FRANK, FRANZ HERMANN REMOLD VON: German Lutheran; b. at Altenburg (26 m. s of Leipsic) Mar. 25, 1827; d. at Erlangen Feb. 7, 1894.

 

Early Life. His early life was spent at Zschernitz, and in 1839 he entered the gymnasium of Altenburg, matriculating in 1845 at the University of Leipsic to study theology, philosophy and philology (Ph.D., 1850; licentiate of theology, 1851). There, under the influence of Harless, Frank underwent an entire change of views, and from a rationalist he became an enthusiastic admirer of the Lutheran confession and of early Protestant theology. In 1851 he became subrector of a school at Ratzeburg, and two years later teacher of religion in the gymnasium of Altenburg. In 1857 he was appointed extraordinary professor of church history and systematic theology in Erlangen, and in the following year became ordinary professor; while from 1875 until his death he occupied the chair of systematic theology.

Not only as a theological leader, but also a moral character, Frank exercised a far-reaching influence. He was thoroughly convinced of the truth of his conservative ideas; but deeply rooted as he was in Evangelical principles, he still maintained a deep interest in modern life with its aims and problems, while he was opposed to reactionary tendencies in ecclesiastical affairs, and to external authority in political relations. He may be styled the dogmatician of the "Erlangen theology.” Twice his views were essentially changed--in Leipsic he was won for the old truth, in Erlangen, under the influence of Hofmann, for the "new mode of teaching the old truth."
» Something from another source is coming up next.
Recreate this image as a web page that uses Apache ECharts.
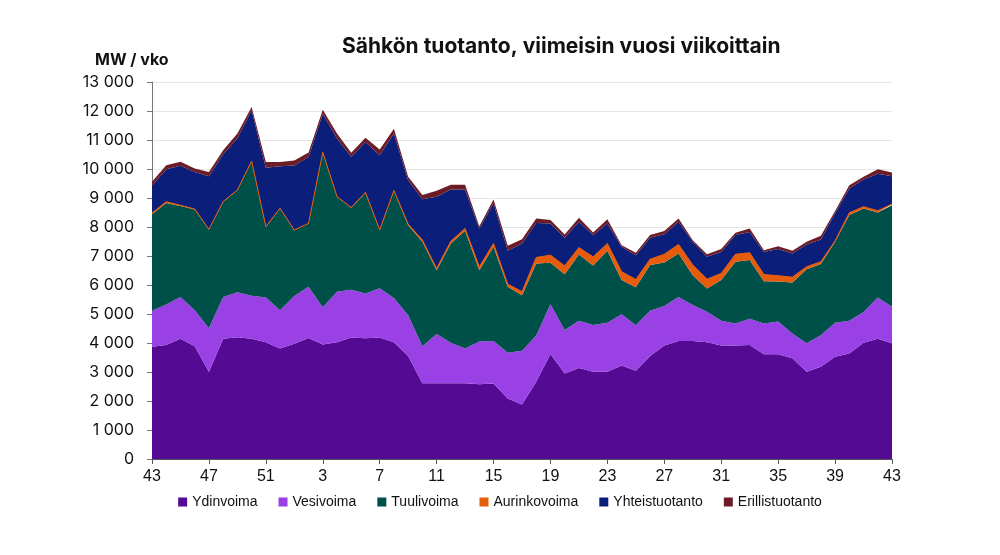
<!DOCTYPE html>
<html>
<head>
<meta charset="utf-8">
<script src="https://cdn.jsdelivr.net/npm/echarts@6/dist/echarts.min.js"></script>
<style>
  html, body { margin: 0; padding: 0; background: #fff; }
  #chart { width: 1000px; height: 555px; }
</style>
</head>
<body>
<div id="chart"></div>
<script>
// viikot 43 (edellinen vuosi) ... 43
const weeks = [43, 44, 45, 46, 47, 48, 49, 50, 51, 52,
  1, 2, 3, 4, 5, 6, 7, 8, 9, 10, 11, 12, 13, 14, 15, 16, 17, 18, 19, 20,
  21, 22, 23, 24, 25, 26, 27, 28, 29, 30, 31, 32, 33, 34, 35, 36, 37, 38, 39, 40,
  41, 42, 43].map(String);

const ydinvoima = [3870, 3930, 4150, 3890, 3010, 4150, 4200, 4150, 4030, 3810,
  3970, 4170, 3950, 4030, 4190, 4160, 4190, 4030, 3550, 2610,
  2610, 2610, 2610, 2580, 2600, 2090, 1880, 2660, 3620, 2950,
  3140, 3010, 3010, 3220, 3040, 3550, 3910, 4070, 4070, 4030,
  3910, 3910, 3930, 3610, 3610, 3470, 3010, 3180, 3530, 3640,
  4010, 4150, 3990];

const vesivoima = [1240, 1400, 1440, 1240, 1500, 1440, 1550, 1480, 1540, 1320,
  1650, 1770, 1280, 1740, 1650, 1550, 1700, 1520, 1410, 1280,
  1700, 1400, 1200, 1470, 1470, 1570, 1850, 1600, 1720, 1500,
  1630, 1610, 1690, 1770, 1570, 1560, 1370, 1520, 1240, 1050,
  860, 760, 910, 1060, 1130, 860, 980, 1090, 1170, 1130,
  1060, 1420, 1260];

const tuulivoima = [3330, 3500, 3130, 3470, 3400, 3280, 3520, 4640, 2440, 3510,
  2270, 2180, 5340, 3270, 2820, 3470, 2000, 3700, 3100, 3600,
  2200, 3420, 4060, 2460, 3250, 2280, 1920, 2480, 1430, 1920,
  2280, 2050, 2480, 1180, 1310, 1580, 1500, 1500, 1030, 800,
  1400, 2130, 2020, 1460, 1380, 1760, 2550, 2450, 2790, 3640,
  3570, 2930, 3500];

const aurinkovoima = [40, 40, 30, 20, 10, 10, 5, 5, 5, 5,
  5, 5, 5, 10, 10, 15, 15, 10, 40, 60,
  60, 80, 80, 120, 110, 90, 120, 210, 260, 290,
  240, 300, 250, 290, 270, 200, 280, 310, 350, 320,
  230, 260, 250, 230, 200, 180, 90, 80, 30, 80,
  60, 60, 40];

const yhteistuotanto = [940, 1120, 1360, 1280, 1830, 1630, 1780, 1750, 2030, 1450,
  2230, 2290, 1330, 2000, 1750, 1740, 2570, 1960, 1510, 1410,
  2470, 1780, 1340, 1320, 1400, 1150, 1660, 1190, 1090, 970,
  890, 750, 690, 860, 840, 740, 690, 780, 800, 770,
  740, 660, 720, 780, 920, 820, 770, 770, 950, 840,
  940, 1280, 960];

const erillistuotanto = [140, 140, 140, 120, 150, 140, 170, 110, 200, 150,
  170, 150, 140, 170, 140, 140, 200, 170, 120, 140,
  210, 170, 170, 80, 120, 170, 150, 150, 120, 110,
  140, 90, 150, 50, 80, 90, 110, 110, 50, 90,
  100, 80, 120, 60, 100, 90, 90, 130, 80, 110,
  90, 150, 130];

const seriesNames = ['Ydinvoima', 'Vesivoima', 'Tuulivoima', 'Aurinkovoima', 'Yhteistuotanto', 'Erillistuotanto'];
const seriesData = [ydinvoima, vesivoima, tuulivoima, aurinkovoima, yhteistuotanto, erillistuotanto];
const colors = ['#550a94', '#9a41e6', '#00504a', '#e65c0a', '#0b1e7a', '#6b1c26'];

const chart = echarts.init(document.getElementById('chart'));

const formatNumber = (v) => String(v).replace(/\B(?=(\d{3})+(?!\d))/g, ' ');

chart.setOption({
  animation: false,
  color: colors,
  title: [
    {
      text: 'Sähkön tuotanto, viimeisin vuosi viikoittain',
      left: 337,
      top: 31,
      textStyle: { fontFamily: 'Inter', fontWeight: 'bold', fontSize: 21, color: '#111' }
    },
    {
      text: 'MW / vko',
      left: 90,
      top: 47,
      textStyle: { fontFamily: 'Inter', fontWeight: 'bold', fontSize: 16, color: '#111' }
    }
  ],
  legend: {
    data: seriesNames,
    top: 490,
    left: 'center',
    icon: 'rect',
    itemWidth: 9,
    itemHeight: 9,
    itemGap: 21,
    textStyle: { fontFamily: 'Liberation Sans', fontSize: 14, color: '#111' }
  },
  grid: { left: 152, right: 108, top: 82, bottom: 96 },
  xAxis: {
    type: 'category',
    data: weeks,
    boundaryGap: false,
    axisLine: { lineStyle: { color: '#555', width: 1 } },
    axisTick: { interval: 3, length: 5, lineStyle: { color: '#555' } },
    axisLabel: {
      interval: 3,
      margin: 10,
      fontFamily: 'Liberation Sans',
      fontSize: 16,
      color: '#111'
    },
    splitLine: { show: false }
  },
  yAxis: {
    type: 'value',
    min: 0,
    max: 13000,
    interval: 1000,
    axisLine: { show: true, lineStyle: { color: '#777', width: 1 } },
    axisTick: { show: true, length: 5, lineStyle: { color: '#777' } },
    axisLabel: {
      margin: 18,
      fontFamily: 'Inter',
      fontSize: 16,
      color: '#111',
      formatter: formatNumber
    },
    splitLine: { lineStyle: { color: '#e6e6e6', width: 1 } }
  },
  series: seriesNames.map((name, i) => ({
    name: name,
    type: 'line',
    stack: 'total',
    data: seriesData[i],
    symbol: 'none',
    lineStyle: { width: name === 'Aurinkovoima' ? 1 : 0, color: colors[i] },
    areaStyle: { color: colors[i], opacity: 1 },
    emphasis: { disabled: true }
  }))
});
</script>
</body>
</html>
Frank's most characteristic work was his System der christlichen Gewissheit (2 vols., Erlangen, 1870-73; 2d ed., 1881-83; Eng. transl. by M. J. Evans, "System of Christian Certainty," Edinburgh, 1886). The great question which Frank attempted to answer in this work was the basis of belief. The answer is offered by the positive assurance of the Christian. The Christian is transposed into a new state of life, and into a state of regeneration and conversion of which he becomes positively assured. This assurance, however, implies also the assurance of an objective cause. Thus there result three groups of objects of Christian assurance; the immanent objects as the effects of the objective cause inherent in the subject (knowledge of sin; reality of the new life); the transcendent objects (God as the supramundane factor, the Trinity; the atoning God-Man); and the transmittent objects (the Word, the Sacraments, the Church), or the historical and concrete media by which faith experiences the effect of the supramundane cause.

 

Theory of Christian Certitude. Each of these three groups is opposed by a development of modern intellectualism; so that rationalism denies the reality of the peculiar religious experience of the Christian; pantheism does away with the causality of a personal God; and criticism (as represented by Baur and Strauss) tries to prove the Church and church life to be merely natural phenomena devoid of any specifically inherent transcendent causality. According to Frank, the objects of faith are implied in the assertion of the Ego of the new man, and he is assured of them according to the degree of the certainty of that Ego concerning itself.

 

Having thus acquired the realities of Christian faith, it is the task of dogmatics, as set forth by Frank in his System der christlichen Wahrheit (2 vols., Erlangen, 1878-80; 3d ed., 1893-94), to grasp and represent the objects of Christian faith in their inner connection.

 

Dogmatic System. Here Frank no longer starts from subjective assurance, but from the first cause of Christian realities, from the principium essendi, or God. His work accordingly represents the evolution of the humanity of God. The first part treats of the "principle of evolution" and establishes the doctrine of God. The second part is devoted to the "realization of evolution" in three divisions: generation (creation, world, man), degeneration (sin, devil), and regeneration, the latter comprising the humanity of God as being realized for the God-Man; the humanity of God as posited in the God-Man; and the humanity of God as evolving from the God-Man, that is (a) the humanity of God as the object of becoming (the means of grace); (b) the humanity of God as the subject of becoming (the order of salvation); and (c) the humanity of God as the object-subject of becoming (the Church). The third part describes the "aim of becoming," or eschatology.

The life-work of Frank as a systematic theologian found its completion in his System der christlichen Sittlichkeit (2 vols., Erlangen, 1884-87; Eng. transl., System of the Christian Certainty, Edinburgh, 1886.) The leading point of view in this work is the "evolution of the God-Man." Frank attacked the theology of Ritschl in his Ueber die kirchliche Bedeutung der Theologie A. Ritschls (Leipsic, 1888) and Zur Theologie A. Ritschls (3d. ed., 1891); and he also wrote Evangelische Schulreden (Altenburg, 1856); Die Theologie der Concordienformel (4 vols., Erlangen, 1858-65); Aus dem Leben christlicher Frauen (Gütersloh, 1873); Dogmatische Studien (Leipsic, 1892); Vademecum für angehende Theologen (1892); and Geschichte und Kritik der neueren Theologie (1894; 3d ed., 1898).